Collateral estoppel means that when an issue of ultimate fact has once been determined by a valid and final judgment, that issue cannot again be litigated between the same parties in any future lawsuit. Ashe, 397 U.S. at 443, 90 S. Ct. at 1189; see U.S. Const. amend. V. Where a previous judgment of acquittal was based on a general verdict, the court must examine the record of the prior proceeding, taking into account the pleadings, evidence, charge, and other relevant matters, and determine whether a rational jury could have grounded its verdict upon an issue other than that which the defendant seeks to foreclose from consideration. If the prior acquittal could not have been based on another issue, the second prosecution is barred by collateral estoppel. See Ashe, 397 U.S. at 444-46, 90 S. Ct. at 1194-95. The burden is on the defendant to demonstrate that the issue he seeks to foreclose from relitigation was actually decided in the first proceeding. See Schiro v. Farley, 510 U.S. 222, 233, 114 S. Ct. 783, 791, 127 L. Ed. 2d 47 (1994).

In Ashe, three or four masked men robbed the participants of a poker game. When Ashe was tried for robbing one of the participants, the proof that the complainant had been robbed was unassailable, but the evidence that Ashe had been one of the robbers was weak, and he was acquitted. Six weeks later, Ashe was tried for the robbery of another participant in the poker game. His motion to dismiss based on the prior acquittal was denied. The witnesses and jury instructions were essentially the same as in the first trial, but the witnesses' identification of him was much stronger, and he was found guilty. Because the record was devoid of any indication that the first jury could have rationally found that the complainant had not been robbed, the only issue in dispute before that jury was whether Ashe had been one of the robbers. Therefore, by its verdict, the jury in the first trial had necessarily found that the petitioner had not been one of the robbers, and it could not have grounded its verdict on an issue other than that of identification. Because the jury had already found Ashe was not one of the robbers, he could not be tried a second time for being one. Accordingly, the prosecution for robbery of the second participant was barred by collateral estoppel. See Ashe,397 U.S. at 446-47, 90 S. Ct. at 1195-96.

In the instant case, the jury charge in Appellant's first trial gave the jury the opportunity to consider not only the intoxication manslaughter charge but also the lesser included offenses of criminally negligent homicide, driving while intoxicated, and public intoxication. The jury found Appellant guilty of the latter and by doing so, and following the instructions in the charge, impliedly found him "not guilty" of the other charges.

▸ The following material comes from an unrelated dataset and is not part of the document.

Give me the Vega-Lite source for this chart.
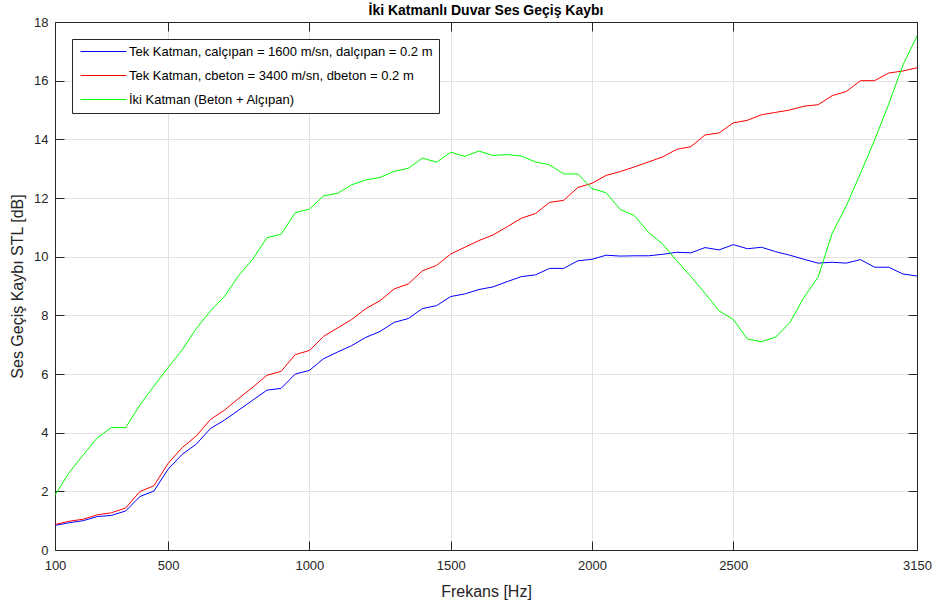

Most significantly, he was acquitted of driving while intoxicated. To prove intoxication assault, the State would have to show that Appellant was operating a motor vehicle in a public place while intoxicated. Tex. Pen. Code Ann. 49.07(a)(1) (Vernon Supp. 2002). In other words, the State must prove that Appellant was driving while intoxicated. Tex. Pen. Code Ann. 49.04(a) (Vernon Supp. 2002). Since this ultimate fact was found against the State in the first trial, it is barred from relitigating that issue in a subsequent trial under the collateral estoppel doctrine of the Double Jeopardy Clause of the United States Constitution. See U.S. Const. amend. V; Ashe, 397 U.S. at 444-46, 90 S. Ct. at 1194-95.

Conclusion

Appellant's issue is sustained because the trial court erred by denying the writ of habeas corpus. The judgments of the trial court are reversed and judgments of acquittal are rendered in accordance with this opinion.

 

Opinion delivered January 23, 2002.

Panel consisted of Worthen, J., and Griffith, J.,

Davis, C.J., not participating

 
(DO NOT PUBLISH)

1. Tudor v. State, Nos. 12-99-00209-10-CR (Tyler Apr. 18, 2000) (not designated for publication).

2. Tudor v. State, Nos. 1129-00 & 1130-00 (Tex. Crim. App. Apr. 4, 2001) (not designated for publication).